◆ **To be done**
Give the number of lines in the listing that hold the word "matplotlib". Write nothing but that number.

◆ **Source data**
--- Begin ---
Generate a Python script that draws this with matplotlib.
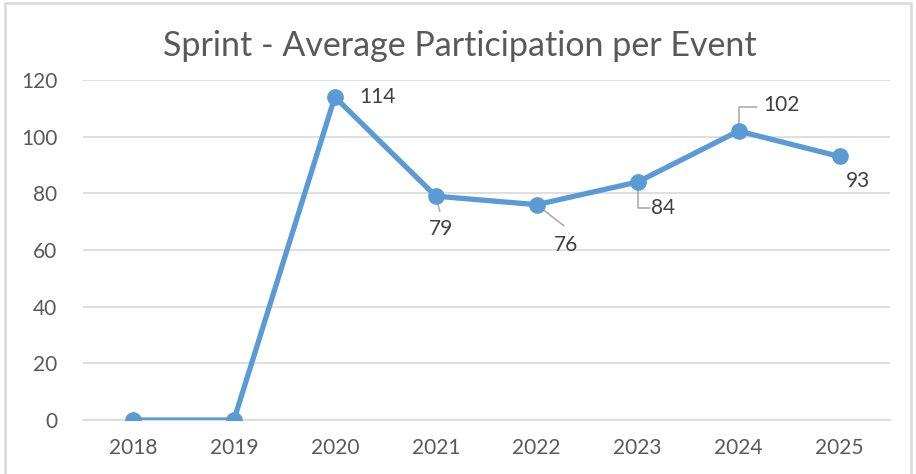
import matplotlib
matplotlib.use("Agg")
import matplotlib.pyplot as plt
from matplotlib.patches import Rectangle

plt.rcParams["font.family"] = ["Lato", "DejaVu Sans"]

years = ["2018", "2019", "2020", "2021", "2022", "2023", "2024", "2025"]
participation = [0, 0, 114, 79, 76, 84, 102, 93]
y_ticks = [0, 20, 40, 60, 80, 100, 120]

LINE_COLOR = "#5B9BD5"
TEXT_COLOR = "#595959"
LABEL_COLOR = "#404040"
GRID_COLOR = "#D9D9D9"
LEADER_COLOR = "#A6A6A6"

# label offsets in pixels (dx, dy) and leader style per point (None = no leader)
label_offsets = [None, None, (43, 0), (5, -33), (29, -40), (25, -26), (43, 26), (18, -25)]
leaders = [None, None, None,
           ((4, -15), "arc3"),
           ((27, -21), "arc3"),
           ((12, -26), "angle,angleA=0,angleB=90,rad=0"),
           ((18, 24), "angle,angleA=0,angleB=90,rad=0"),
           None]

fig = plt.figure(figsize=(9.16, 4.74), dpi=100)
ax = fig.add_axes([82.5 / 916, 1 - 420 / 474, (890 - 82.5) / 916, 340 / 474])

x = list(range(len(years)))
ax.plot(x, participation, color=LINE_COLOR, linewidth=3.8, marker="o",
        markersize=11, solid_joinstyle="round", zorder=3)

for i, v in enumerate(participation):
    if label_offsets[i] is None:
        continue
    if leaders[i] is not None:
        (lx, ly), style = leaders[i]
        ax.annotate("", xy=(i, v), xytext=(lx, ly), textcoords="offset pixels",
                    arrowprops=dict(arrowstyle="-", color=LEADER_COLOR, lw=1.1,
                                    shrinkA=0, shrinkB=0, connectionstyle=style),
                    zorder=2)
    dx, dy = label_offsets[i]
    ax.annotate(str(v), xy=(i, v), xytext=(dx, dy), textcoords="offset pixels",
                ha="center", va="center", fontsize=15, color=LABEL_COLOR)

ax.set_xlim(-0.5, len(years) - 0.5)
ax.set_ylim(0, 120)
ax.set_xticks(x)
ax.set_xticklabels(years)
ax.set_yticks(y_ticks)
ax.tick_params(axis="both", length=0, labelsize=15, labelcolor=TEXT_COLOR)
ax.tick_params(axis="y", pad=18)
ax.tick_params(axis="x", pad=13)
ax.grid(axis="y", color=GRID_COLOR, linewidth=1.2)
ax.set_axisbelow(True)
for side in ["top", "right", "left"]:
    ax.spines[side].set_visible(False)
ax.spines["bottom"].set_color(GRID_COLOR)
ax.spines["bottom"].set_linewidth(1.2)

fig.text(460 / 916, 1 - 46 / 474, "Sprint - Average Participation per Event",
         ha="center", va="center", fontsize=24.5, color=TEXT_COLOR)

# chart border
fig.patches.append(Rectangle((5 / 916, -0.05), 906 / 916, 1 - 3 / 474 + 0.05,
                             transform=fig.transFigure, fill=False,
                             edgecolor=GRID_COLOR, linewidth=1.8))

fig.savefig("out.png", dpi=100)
--- End ---
◆ **Answer in full**
5